Ребенок появился таким бордовым, точно его вынули из борща. Он усердно шевелился, демонстрируя желание жить, как потерявший было надежду утопленник, вынырнувший из глубоких вод. Она испугалась, что он выскользнет из рук акушерки: он все еще выбирался сквозь невидимый тоннель, все еще не верил своему счастью. Кто-то сказал: конечно. Кто-то сказал: гипоксия. Ей показали его и тотчас унесли. Кто-то сказал: послед, ангел взмахнул крылом, и на нее обрушилась Девятая симфония Бетховена.
За окном поют птицы, как только в глубоком мае. Больно, это поскольку тебя вспороли, говорит моя горькая и головой качает:
– Слишком много и громко здесь было боли. Что ты будешь? Точнее, чего ты совсем не хочешь? На обед хлеб, капуста, чуть реже – гречка, в общем, выбора нет, а ребенку есть нужно и ночью…
– Да иди, – говорю, – замолви уже словечко, за меня поставь свечку, предупреди осечку…
Умолкает. Вид делает, что не слышит. А потом говорит: не помрешь, и девчонка дышит…

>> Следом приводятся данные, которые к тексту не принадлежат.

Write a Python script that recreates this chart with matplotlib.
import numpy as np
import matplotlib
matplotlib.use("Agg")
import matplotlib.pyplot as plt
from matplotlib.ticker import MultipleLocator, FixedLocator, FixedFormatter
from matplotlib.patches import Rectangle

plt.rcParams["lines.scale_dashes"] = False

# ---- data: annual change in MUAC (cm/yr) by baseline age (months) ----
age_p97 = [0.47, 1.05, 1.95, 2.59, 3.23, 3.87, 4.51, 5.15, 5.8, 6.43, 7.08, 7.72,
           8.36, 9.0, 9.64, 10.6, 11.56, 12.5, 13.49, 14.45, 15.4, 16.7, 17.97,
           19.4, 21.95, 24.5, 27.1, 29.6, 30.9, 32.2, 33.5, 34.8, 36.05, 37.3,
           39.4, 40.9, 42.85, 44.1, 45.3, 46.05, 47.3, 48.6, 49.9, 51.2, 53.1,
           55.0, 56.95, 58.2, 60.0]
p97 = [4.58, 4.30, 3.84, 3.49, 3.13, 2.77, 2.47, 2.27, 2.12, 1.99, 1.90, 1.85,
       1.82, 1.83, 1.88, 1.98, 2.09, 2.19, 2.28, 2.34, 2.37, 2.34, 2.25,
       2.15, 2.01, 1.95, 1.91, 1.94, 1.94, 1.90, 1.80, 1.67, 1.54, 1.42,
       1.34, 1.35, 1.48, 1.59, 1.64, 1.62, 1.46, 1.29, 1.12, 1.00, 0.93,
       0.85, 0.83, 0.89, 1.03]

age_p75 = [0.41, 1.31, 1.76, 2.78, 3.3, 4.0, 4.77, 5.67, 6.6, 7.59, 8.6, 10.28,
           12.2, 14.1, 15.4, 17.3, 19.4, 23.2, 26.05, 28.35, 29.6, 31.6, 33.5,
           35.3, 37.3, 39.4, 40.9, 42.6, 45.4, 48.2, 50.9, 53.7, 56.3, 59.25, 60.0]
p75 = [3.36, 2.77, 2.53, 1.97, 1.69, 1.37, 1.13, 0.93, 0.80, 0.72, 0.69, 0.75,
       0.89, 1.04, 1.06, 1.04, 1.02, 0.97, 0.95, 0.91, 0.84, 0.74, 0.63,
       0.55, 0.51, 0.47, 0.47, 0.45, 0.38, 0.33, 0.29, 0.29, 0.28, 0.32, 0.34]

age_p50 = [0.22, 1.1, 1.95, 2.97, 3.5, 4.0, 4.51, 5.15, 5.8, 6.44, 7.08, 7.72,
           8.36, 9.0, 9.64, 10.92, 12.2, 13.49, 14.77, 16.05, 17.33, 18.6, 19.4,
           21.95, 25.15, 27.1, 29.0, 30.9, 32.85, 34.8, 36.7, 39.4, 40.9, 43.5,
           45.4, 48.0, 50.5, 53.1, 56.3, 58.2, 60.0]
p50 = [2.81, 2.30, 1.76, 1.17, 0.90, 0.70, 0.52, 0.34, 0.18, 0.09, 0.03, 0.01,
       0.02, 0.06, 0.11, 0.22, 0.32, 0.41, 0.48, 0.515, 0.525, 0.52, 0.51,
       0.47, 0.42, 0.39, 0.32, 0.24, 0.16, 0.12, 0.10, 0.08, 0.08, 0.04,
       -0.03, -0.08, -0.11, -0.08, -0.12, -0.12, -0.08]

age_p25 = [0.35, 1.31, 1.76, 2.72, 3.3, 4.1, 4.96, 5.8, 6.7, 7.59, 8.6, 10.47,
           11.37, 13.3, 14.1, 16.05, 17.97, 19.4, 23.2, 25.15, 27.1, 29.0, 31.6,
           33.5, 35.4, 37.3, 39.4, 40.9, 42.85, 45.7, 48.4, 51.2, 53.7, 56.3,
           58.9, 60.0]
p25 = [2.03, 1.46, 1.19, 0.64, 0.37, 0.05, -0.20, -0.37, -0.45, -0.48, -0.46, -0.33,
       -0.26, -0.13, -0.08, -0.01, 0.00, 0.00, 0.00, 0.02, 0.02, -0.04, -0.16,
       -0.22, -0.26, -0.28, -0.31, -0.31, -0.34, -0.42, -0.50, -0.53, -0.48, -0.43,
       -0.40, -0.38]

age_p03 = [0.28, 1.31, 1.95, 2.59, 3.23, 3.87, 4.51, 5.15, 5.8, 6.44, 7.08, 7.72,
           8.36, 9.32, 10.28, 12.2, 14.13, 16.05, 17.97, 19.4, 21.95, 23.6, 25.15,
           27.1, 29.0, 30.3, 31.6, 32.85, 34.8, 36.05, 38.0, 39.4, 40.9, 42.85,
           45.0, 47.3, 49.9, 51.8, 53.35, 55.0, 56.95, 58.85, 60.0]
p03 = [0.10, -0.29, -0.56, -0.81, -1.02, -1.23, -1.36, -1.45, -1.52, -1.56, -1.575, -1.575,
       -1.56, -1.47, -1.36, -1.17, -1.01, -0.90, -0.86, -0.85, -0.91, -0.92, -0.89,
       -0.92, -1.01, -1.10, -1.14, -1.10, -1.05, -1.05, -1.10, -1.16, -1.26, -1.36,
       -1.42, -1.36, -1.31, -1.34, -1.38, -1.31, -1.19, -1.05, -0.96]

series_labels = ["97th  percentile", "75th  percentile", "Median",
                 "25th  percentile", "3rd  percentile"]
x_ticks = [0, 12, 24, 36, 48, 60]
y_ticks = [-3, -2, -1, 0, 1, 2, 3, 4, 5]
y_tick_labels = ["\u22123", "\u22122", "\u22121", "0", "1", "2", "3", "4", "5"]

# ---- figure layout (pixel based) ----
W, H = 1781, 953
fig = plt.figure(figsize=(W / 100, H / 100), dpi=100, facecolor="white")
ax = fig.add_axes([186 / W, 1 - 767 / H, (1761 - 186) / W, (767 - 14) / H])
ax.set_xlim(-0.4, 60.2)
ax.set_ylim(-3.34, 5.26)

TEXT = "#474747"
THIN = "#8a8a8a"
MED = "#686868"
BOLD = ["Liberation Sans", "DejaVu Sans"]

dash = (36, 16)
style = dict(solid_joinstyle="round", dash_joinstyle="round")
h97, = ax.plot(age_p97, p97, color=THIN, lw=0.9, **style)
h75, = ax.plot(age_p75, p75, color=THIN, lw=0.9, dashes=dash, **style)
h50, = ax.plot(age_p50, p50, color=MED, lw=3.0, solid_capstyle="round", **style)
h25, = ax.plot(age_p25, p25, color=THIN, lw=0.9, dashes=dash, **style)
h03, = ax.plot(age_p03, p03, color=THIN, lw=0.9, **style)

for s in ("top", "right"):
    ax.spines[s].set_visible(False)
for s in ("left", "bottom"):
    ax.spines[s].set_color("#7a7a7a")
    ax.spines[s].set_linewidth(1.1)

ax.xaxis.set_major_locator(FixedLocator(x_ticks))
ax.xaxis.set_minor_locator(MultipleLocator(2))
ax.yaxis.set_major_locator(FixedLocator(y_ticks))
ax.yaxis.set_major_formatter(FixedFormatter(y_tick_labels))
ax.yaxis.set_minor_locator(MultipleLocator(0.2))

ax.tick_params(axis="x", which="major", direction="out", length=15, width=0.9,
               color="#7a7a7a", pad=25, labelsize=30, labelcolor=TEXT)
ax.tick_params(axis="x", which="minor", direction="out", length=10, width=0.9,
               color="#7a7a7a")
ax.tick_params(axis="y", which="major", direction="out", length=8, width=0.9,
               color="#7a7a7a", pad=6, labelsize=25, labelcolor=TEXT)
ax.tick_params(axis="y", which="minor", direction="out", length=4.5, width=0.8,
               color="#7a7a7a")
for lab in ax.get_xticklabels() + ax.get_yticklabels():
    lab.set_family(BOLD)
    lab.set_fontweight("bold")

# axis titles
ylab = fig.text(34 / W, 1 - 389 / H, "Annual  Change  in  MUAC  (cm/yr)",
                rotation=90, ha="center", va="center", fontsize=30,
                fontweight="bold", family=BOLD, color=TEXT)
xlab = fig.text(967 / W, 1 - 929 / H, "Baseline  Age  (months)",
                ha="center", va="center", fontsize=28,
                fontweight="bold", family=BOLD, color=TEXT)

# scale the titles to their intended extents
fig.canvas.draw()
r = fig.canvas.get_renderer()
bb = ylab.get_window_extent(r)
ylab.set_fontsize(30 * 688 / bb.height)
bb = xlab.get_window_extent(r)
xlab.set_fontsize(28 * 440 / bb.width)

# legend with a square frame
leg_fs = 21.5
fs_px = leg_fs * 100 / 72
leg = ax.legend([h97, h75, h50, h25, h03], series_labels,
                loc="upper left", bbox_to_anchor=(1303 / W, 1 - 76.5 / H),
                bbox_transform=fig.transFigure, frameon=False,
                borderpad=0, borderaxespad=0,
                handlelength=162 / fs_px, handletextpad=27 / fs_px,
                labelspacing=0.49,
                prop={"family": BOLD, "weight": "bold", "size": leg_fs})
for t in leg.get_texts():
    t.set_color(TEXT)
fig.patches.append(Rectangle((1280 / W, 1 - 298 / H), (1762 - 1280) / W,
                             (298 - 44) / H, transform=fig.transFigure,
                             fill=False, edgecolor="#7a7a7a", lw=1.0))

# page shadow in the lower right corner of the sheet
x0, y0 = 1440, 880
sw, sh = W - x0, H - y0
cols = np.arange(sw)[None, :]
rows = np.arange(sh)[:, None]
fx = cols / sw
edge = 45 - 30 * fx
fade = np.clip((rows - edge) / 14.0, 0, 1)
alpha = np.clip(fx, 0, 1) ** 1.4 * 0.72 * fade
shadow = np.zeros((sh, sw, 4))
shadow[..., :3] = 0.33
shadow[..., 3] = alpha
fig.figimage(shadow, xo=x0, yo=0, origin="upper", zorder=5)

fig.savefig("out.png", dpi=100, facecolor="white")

Примеряет без спроса мои колечки, кладет в аптечку, потом делает шаг – и все выше, выше…
83
Мы понимаем друг друга, как больные одинаковыми болезнями в приемной поликлиники, так сколько же можно внушать себе, что он ничего не замечает, ведь если я не говорю об этом вслух, он все равно не может не понять, почему я попросила его не принимать никаких мер, мы же не маленькие, чтобы предохраняться, сказала как можно беспечнее, по сути, именно как ребенок, решивший поиграть во взрослого. И прерванный половой акт – тоже, это несерьезно, сказала – как можно легкомысленнее, никаких тайных умыслов: ведь так острее удовольствие, с вызовом: к тому же мне так больше нравится! – с апломбом: давай повторим еще раз, тебе не слабо, надеюсь, тебе хорошо, надеюсь? – ощущение опасности распаляет, но нет никакой опасности. Нет, я не боюсь забеременеть.
Да, я хочу забеременеть. Всего четыре слова.

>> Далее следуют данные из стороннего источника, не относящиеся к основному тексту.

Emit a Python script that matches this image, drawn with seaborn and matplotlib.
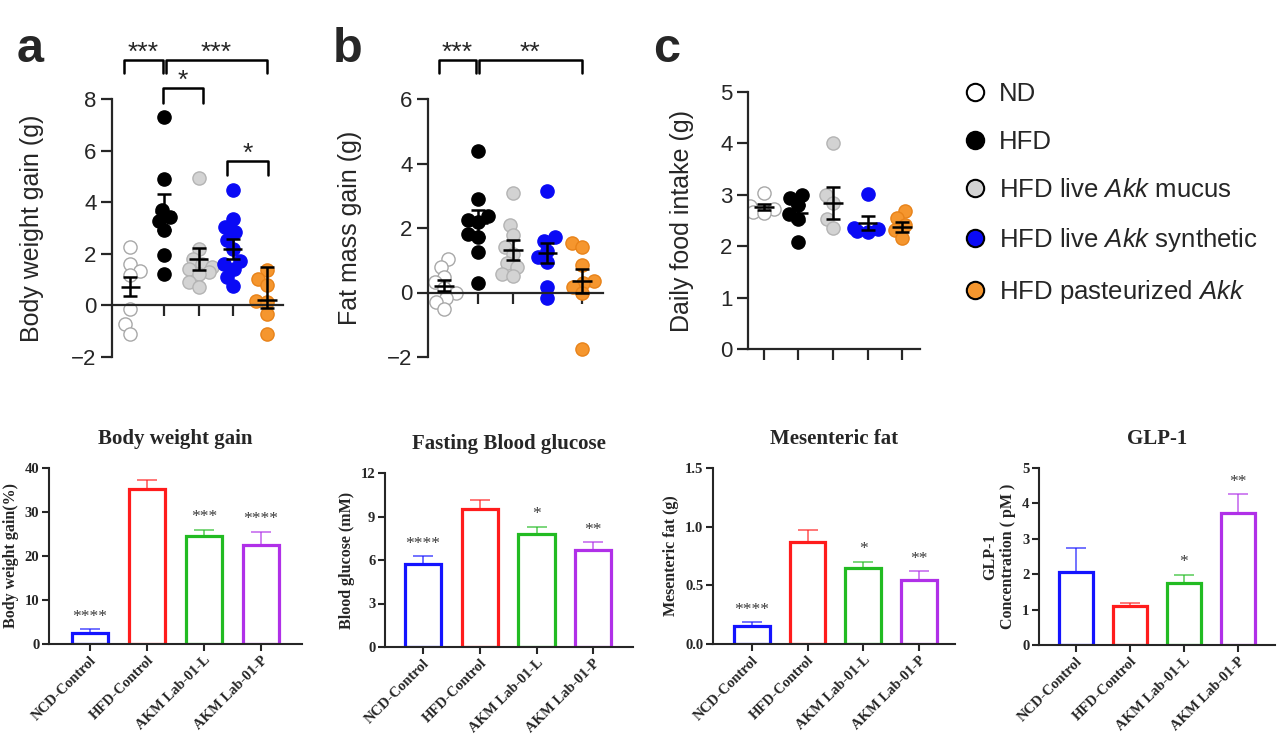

Этих или, допустим, четыре других: Мечик, я хочу ребенка.
Хочу еще одну девочку.
И все. Так просто. Не нужно распускать никаких ниточек, не надо гладко плести макраме из вранья. Прятать календарь и свою жизнь по нему. Никаких чисел, помеченных красным, нет, разумеется, я все держу в уме, изредка отмечаю черными чернилами дни до и после дня икс, когда безнадежная кухарка во мне преисполняется энтузиазмом, и я стараюсь приготовить что-то интересное и небанальное, когда пытаюсь приятно удивить Мечика, рассчитать путь до него – чаще всего длиной в одну треть восковой свечи, оплакивающей мои прошлые неудачные попытки, желание растет в Мечике быстрее, чем свечи могут что-то нагадать на ножках канделябров, изогнутые силуэты предметов на потолке цепенеют, а живое, сосредоточенное в нас двоих, пускается во все тяжкие, перенимая друг у друга инициативу. Потом снова и снова я пренебрегаю походом в душ, прислушиваюсь к звуку льющейся воды, уступая поход в ванную мужу сразу же после финального аккорда, – никаких нежностей и постскриптумов, разглаживаю мятую простыню до его возвращения, говорю себе:
Когда Мечик забывается своим тяжелым, каменным сном, пребывая в самозабвенном небытии, я еще долго не сплю, всякий раз представляю его лицо в ту минуту, когда протяну ему полосатый тест, фантазирую, что он скажет по поводу пола, наверное (надеюсь), он согласится, что девочка – лучше, сама я и представить не могу, что у нас может быть мальчик. Потом долго вслушиваюсь в его дыхание, иногда страх его потерять рождает во мне нечто безымянное, чему не подходят привычные понятия, и совершенно точно – нежность, проявлять которую я не мастерица, нет. Когда Мечик спит, я думаю о том, что обманываю его. Что он заслуживает правду. Что обрадуется моему желанию иметь ребенка, без сомнения. Что завтра я найду предлог, чтобы сказать четыре важных слова.